— START OF Data shown —

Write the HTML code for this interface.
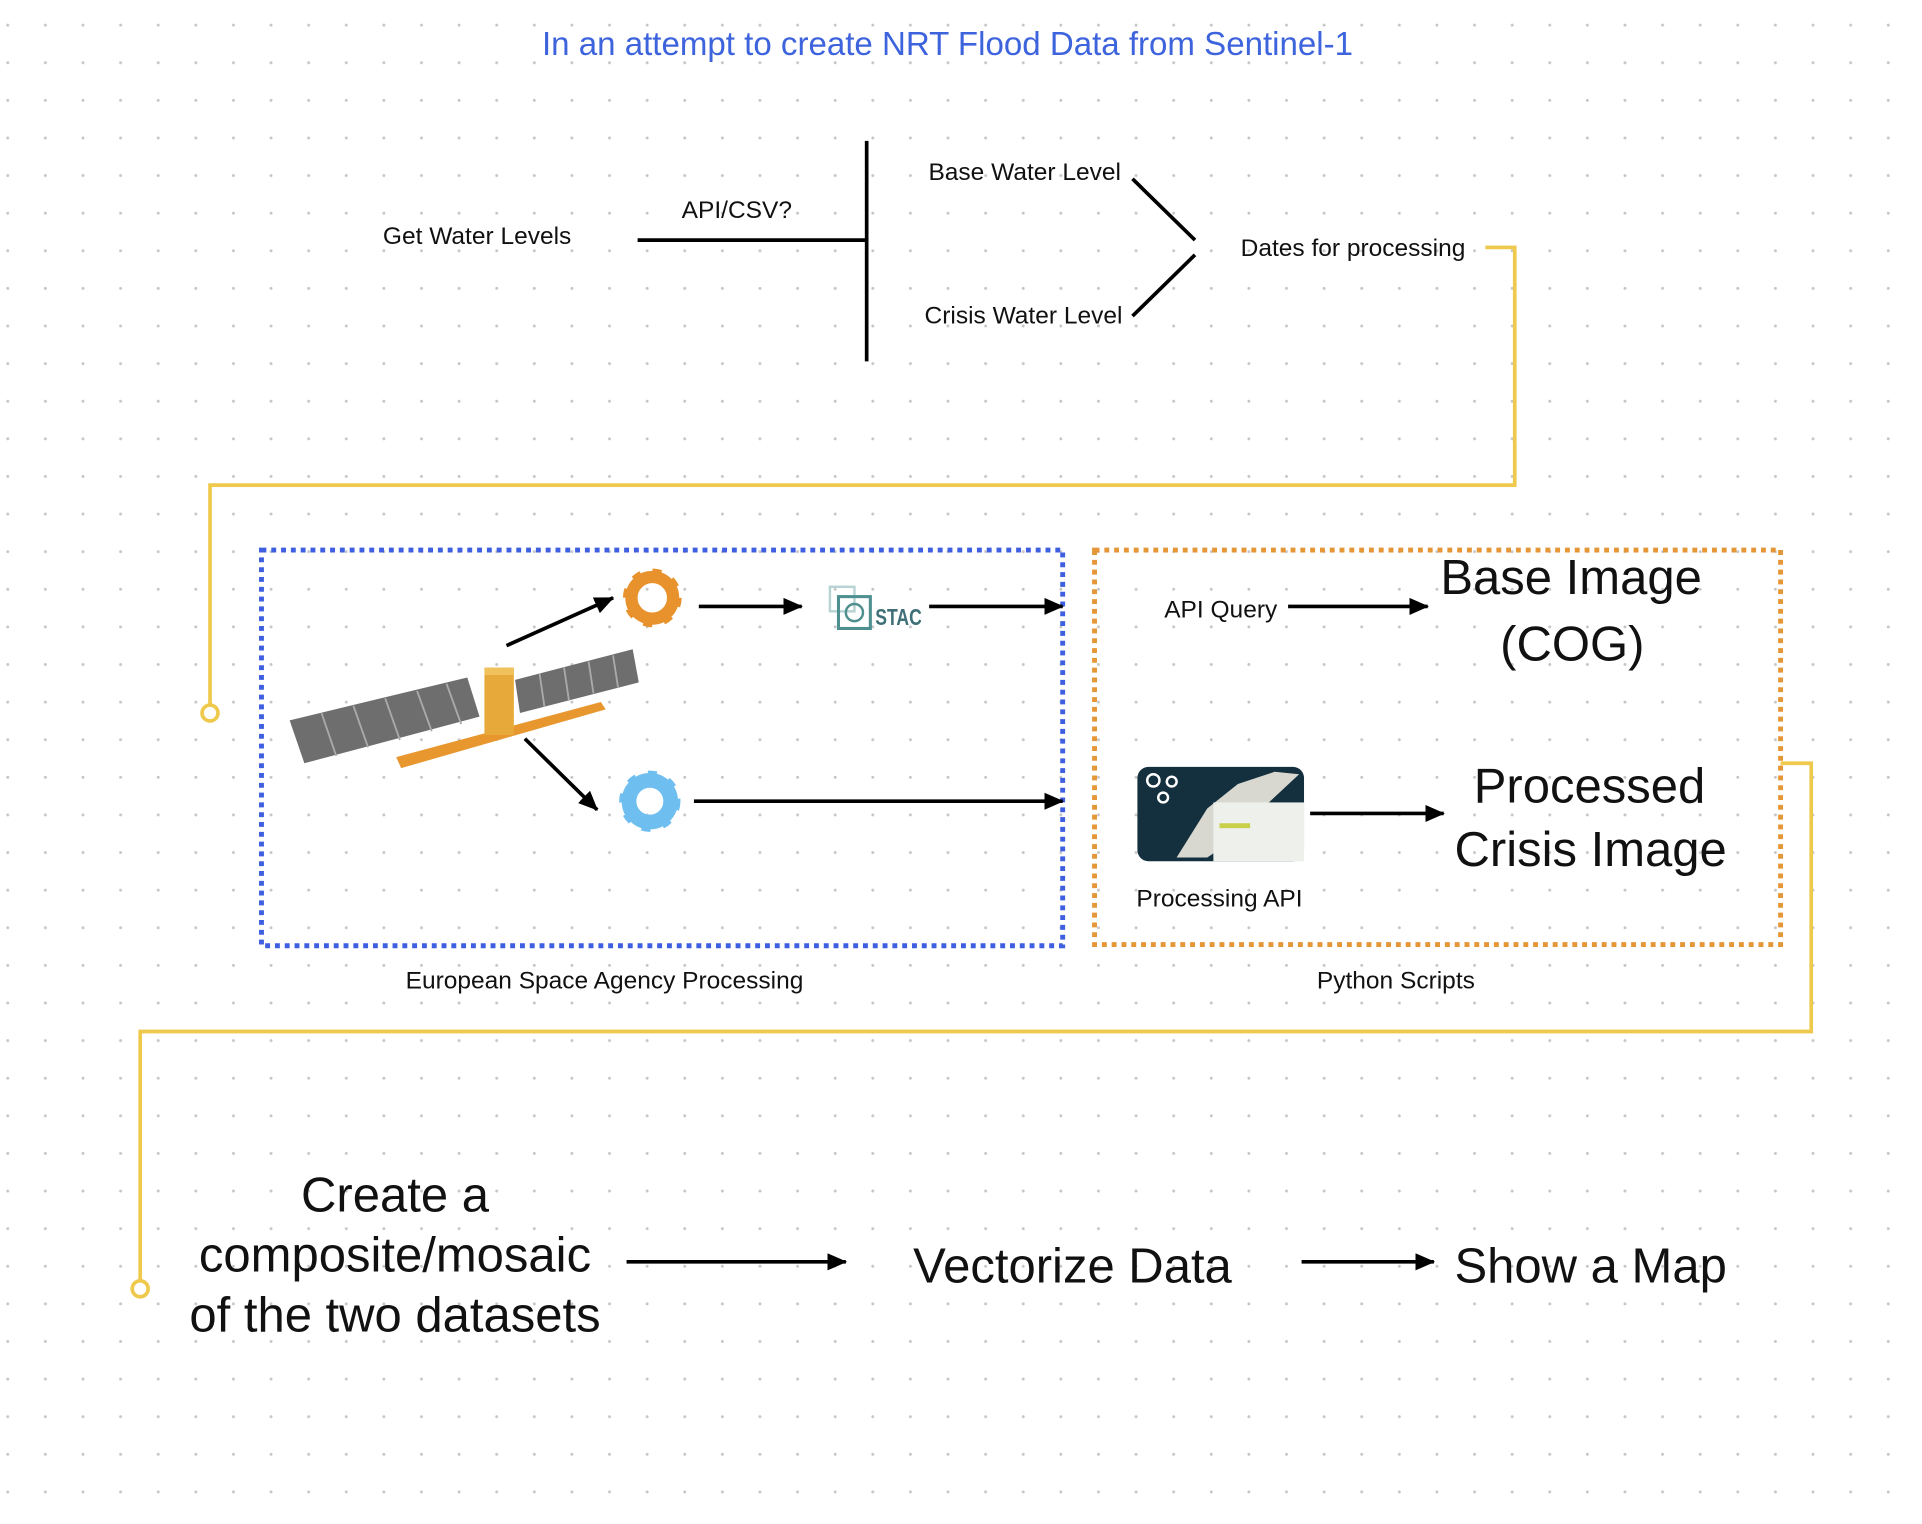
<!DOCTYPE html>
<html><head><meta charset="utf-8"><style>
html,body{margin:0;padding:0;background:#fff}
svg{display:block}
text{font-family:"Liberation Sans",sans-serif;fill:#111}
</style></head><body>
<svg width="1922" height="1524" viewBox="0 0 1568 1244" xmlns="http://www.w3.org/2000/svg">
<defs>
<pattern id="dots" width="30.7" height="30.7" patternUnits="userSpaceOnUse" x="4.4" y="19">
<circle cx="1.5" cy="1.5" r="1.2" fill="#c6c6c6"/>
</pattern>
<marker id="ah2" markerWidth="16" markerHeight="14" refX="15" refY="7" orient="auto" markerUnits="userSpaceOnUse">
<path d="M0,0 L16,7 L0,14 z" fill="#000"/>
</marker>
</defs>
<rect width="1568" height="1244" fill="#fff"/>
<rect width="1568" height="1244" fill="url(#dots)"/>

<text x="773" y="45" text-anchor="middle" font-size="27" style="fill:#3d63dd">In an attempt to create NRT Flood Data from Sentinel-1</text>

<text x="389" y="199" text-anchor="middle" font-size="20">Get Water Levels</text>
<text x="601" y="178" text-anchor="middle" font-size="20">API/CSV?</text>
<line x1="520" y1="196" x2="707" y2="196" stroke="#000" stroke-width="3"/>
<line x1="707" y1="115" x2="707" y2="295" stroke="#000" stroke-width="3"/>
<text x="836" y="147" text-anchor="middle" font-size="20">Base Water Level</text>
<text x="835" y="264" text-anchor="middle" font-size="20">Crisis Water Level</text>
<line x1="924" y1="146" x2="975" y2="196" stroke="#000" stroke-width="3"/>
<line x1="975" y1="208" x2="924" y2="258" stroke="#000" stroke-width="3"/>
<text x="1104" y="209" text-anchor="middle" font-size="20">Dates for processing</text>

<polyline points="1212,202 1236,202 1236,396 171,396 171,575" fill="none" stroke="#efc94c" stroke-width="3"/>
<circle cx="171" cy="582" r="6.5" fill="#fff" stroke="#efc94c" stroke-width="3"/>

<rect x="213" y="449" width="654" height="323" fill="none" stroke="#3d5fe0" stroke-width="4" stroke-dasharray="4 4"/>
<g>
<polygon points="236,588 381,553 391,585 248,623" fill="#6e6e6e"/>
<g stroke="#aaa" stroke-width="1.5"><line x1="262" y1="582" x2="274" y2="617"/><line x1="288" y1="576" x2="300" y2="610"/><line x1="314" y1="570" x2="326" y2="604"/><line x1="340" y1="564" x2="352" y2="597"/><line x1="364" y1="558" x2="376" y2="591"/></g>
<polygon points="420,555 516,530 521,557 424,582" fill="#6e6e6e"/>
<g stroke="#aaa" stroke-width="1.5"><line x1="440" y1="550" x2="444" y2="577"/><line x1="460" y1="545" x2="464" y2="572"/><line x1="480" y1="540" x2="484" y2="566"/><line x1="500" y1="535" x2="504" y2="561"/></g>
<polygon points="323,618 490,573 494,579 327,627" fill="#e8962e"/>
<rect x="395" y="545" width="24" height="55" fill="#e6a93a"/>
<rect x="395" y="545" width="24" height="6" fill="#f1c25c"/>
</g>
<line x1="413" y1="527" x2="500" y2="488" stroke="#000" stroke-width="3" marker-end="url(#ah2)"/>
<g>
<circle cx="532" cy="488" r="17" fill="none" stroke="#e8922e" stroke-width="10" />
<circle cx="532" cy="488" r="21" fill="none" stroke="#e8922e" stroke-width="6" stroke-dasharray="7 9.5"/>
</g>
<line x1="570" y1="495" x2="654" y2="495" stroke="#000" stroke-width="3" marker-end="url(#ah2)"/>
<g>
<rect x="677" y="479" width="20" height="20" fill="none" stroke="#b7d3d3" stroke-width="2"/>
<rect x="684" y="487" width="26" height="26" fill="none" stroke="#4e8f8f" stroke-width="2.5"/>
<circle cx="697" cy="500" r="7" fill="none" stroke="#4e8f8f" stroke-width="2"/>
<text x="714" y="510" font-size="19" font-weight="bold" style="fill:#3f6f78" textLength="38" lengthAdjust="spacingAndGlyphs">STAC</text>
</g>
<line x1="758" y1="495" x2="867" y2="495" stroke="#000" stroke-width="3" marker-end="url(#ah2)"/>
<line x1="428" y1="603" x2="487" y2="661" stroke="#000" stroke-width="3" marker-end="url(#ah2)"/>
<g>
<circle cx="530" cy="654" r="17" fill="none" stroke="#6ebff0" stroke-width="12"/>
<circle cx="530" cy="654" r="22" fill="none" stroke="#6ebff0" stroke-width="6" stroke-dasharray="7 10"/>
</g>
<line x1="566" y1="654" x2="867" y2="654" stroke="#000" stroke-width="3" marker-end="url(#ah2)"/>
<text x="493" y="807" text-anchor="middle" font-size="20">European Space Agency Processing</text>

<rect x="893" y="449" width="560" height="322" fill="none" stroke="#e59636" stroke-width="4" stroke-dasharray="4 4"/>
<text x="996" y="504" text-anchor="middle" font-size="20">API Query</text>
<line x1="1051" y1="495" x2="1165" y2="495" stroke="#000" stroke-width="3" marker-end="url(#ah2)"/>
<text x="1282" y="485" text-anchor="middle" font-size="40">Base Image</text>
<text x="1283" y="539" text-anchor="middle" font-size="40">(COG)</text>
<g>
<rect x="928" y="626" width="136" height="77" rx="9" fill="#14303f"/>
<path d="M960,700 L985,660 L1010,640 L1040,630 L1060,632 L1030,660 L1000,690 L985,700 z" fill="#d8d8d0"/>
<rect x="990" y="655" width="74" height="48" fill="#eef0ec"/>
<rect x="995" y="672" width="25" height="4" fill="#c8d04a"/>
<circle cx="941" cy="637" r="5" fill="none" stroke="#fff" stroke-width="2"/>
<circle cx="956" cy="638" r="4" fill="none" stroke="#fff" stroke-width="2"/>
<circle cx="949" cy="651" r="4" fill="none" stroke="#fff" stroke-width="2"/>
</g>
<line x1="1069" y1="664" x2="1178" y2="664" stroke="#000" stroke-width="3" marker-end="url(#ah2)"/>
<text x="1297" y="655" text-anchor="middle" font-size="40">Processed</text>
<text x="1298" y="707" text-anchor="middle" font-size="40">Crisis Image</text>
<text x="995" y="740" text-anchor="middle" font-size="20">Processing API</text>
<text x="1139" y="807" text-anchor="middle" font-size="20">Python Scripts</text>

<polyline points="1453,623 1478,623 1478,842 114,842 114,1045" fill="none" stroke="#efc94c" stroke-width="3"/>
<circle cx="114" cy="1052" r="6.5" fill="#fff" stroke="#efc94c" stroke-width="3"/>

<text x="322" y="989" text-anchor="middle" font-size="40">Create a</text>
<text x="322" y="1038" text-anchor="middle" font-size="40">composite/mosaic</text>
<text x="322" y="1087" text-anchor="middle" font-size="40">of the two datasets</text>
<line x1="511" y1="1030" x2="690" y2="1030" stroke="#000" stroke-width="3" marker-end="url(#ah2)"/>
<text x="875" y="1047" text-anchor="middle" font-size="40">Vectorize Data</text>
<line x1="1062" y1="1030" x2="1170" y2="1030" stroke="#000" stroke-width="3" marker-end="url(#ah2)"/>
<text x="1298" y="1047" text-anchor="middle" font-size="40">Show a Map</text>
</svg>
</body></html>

— END OF Data shown —

§ **Aim**
Every line from the start of the listing above through the line with "Data from Sentinel-1</text>" should be repeated exactly; skip the pictures and add nothing else.

§ **Response**
Write the HTML code for this interface.
<!DOCTYPE html>
<html><head><meta charset="utf-8"><style>
html,body{margin:0;padding:0;background:#fff}
svg{display:block}
text{font-family:"Liberation Sans",sans-serif;fill:#111}
</style></head><body>
<svg width="1922" height="1524" viewBox="0 0 1568 1244" xmlns="http://www.w3.org/2000/svg">
<defs>
<pattern id="dots" width="30.7" height="30.7" patternUnits="userSpaceOnUse" x="4.4" y="19">
<circle cx="1.5" cy="1.5" r="1.2" fill="#c6c6c6"/>
</pattern>
<marker id="ah2" markerWidth="16" markerHeight="14" refX="15" refY="7" orient="auto" markerUnits="userSpaceOnUse">
<path d="M0,0 L16,7 L0,14 z" fill="#000"/>
</marker>
</defs>
<rect width="1568" height="1244" fill="#fff"/>
<rect width="1568" height="1244" fill="url(#dots)"/>

<text x="773" y="45" text-anchor="middle" font-size="27" style="fill:#3d63dd">In an attempt to create NRT Flood Data from Sentinel-1</text>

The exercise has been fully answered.